I don't think its obvious to say that from that code, there are several things in it that could amplify it, subtractions, divisions its got it all. An actual compiler mis-compilation that produces a 8th digit accuracy difference on the other hand seems less likely to me, in particular one that disabling caller saves fixes. In the end only a proper numerical analysis or looking at the dissambly can prove what is to blame, but for me the evidence that it is the well known x87 issue is pretty overwhelming while a mis-compilation is still just speculation. Then its not really worthwhile to dive into this deeper to see what it is, you should never do numerics on x87 fpus without proper compiler flags anyway (-mfp=sse is the best option for determinism and performance).

olebole commented 7 years ago

OK, agreed (and I am going to close the gcc bug here as well). However, I am not happy with just enabling these flags -- IMO they don't solve the underlying problem, but hide it: The function eraStarpv() is quite inaccurate because of sqrt(1.0 - betr*betr - bett*bett) - 1.0, if betr and bett are very small. In the test case of astropy, they are ~ 10^-4, which translates into an accuracy of only ~ 8 digits. Astropy however seems to need a higher accuracy in this loop when handling ephemerides. IMO, there are two things is one thing needed/possible here:

The point here is IMO that the x87 FPU does not give wrong results, but just different ones. Both results are as expected within the accuracy, the 64-bit results are just more predictable. This gives us the chance to find exactly such problems, and therefore I would vote against just setting -mfp=sse or such. Instead, i386 CI tests would be quite useful.

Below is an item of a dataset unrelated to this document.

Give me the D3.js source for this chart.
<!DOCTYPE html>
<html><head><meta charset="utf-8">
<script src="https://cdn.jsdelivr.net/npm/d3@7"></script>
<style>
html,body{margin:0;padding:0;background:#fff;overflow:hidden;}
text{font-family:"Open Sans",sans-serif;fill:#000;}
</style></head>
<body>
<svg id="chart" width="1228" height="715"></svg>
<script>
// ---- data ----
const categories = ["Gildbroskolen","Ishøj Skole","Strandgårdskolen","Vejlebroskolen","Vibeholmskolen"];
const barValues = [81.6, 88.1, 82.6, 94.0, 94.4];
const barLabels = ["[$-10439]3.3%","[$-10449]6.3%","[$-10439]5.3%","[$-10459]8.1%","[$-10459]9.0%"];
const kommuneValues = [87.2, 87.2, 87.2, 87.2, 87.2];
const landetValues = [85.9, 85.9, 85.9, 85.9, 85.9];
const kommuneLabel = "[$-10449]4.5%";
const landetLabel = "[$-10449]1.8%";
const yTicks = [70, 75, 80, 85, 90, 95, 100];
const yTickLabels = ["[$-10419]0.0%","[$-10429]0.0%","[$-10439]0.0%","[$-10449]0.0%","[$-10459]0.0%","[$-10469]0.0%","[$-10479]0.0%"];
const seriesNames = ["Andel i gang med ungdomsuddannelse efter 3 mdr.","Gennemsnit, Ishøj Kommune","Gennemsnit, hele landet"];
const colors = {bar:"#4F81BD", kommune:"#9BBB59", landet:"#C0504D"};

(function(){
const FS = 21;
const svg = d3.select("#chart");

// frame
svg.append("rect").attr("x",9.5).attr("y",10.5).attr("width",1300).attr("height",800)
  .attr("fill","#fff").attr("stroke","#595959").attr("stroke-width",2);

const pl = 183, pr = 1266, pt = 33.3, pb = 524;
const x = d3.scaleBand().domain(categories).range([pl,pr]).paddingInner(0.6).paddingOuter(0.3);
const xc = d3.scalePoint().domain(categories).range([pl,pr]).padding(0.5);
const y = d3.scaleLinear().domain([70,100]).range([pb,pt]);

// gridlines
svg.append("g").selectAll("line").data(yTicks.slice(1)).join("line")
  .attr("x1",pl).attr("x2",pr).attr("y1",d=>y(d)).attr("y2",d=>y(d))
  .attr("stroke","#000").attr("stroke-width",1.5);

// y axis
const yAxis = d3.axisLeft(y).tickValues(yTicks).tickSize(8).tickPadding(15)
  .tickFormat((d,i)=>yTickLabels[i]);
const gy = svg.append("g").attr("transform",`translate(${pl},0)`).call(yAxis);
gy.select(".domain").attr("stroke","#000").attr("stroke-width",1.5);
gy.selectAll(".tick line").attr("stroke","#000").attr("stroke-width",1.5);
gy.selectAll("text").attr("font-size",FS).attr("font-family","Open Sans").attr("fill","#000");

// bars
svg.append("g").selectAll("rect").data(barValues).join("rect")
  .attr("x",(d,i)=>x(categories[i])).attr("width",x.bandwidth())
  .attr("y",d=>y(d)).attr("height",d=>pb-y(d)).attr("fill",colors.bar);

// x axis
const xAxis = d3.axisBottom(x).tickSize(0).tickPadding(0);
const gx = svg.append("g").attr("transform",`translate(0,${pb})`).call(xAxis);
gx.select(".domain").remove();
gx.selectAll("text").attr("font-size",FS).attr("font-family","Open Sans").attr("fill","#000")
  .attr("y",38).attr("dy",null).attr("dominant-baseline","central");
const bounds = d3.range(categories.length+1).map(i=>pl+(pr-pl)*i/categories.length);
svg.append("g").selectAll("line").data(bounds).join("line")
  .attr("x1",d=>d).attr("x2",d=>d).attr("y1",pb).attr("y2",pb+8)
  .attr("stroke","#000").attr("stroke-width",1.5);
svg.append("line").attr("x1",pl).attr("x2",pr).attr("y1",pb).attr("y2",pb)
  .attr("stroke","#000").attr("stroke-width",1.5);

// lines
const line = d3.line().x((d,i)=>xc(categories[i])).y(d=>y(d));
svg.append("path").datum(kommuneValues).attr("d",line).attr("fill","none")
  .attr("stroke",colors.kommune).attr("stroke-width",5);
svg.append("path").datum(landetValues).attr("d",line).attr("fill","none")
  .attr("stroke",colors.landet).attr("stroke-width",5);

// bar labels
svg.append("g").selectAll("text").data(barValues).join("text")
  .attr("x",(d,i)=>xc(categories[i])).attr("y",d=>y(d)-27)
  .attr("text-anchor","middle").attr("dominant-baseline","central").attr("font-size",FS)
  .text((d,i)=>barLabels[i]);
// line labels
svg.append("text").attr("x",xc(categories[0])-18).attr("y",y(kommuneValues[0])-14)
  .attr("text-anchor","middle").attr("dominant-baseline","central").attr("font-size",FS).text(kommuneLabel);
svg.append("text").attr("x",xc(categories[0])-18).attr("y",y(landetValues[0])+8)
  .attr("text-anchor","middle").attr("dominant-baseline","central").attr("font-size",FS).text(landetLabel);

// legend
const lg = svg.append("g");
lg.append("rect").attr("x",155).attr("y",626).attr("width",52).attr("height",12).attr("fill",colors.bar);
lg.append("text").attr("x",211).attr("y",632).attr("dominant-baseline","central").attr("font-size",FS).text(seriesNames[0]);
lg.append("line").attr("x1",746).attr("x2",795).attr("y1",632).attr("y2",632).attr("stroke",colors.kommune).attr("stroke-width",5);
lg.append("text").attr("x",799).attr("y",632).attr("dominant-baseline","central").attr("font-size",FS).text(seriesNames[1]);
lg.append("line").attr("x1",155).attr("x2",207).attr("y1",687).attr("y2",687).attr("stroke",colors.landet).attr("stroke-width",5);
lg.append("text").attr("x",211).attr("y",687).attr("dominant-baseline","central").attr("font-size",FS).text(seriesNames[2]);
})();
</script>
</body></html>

juliantaylor commented 7 years ago

indeed that expression is poor for small values herbie recommends this replacement: http://herbie.uwplse.org/demo/6c625a8ebdbd46954b959c975040214b/graph.html

olebole commented 7 years ago

Funnily (but as expected), the i386 result seems to be the better one ;-)

juliantaylor commented 7 years ago

Its not actually very surprising, the x87 fpu does have 80 bit precision for intermediate results, so it being better is not unusual. But its indeterminism is often outweighs this. If you have something that needs 80 bits you can use long doubles at some performance cost on newer machines (and less portability as some arches don't have 80 bit long doubles).

olebole commented 7 years ago

Well, deterministically inaccurate results are not really what one wants...

juliantaylor commented 7 years ago

you can easily construct cases where 80 bit is not enough either, its just shifting the problem a tiny bit. determinism is far more valuable.

olebole commented 7 years ago

An algorithm should give predictable results within the expected accuracy. If it does not, it is the algorithm which is to blame, not the "unpredictability" of the FPU. If we would have just enabled -mfp=sse, we would not have detected the cause of the problem. Therefore, unpredicted results within the specified accuracy help to keep good algorithms, while -mfp=sse just lets it look good but hides the real problem. Just make sure that the algorithm is robust, then one doesn't need to care about additional unexpected precision.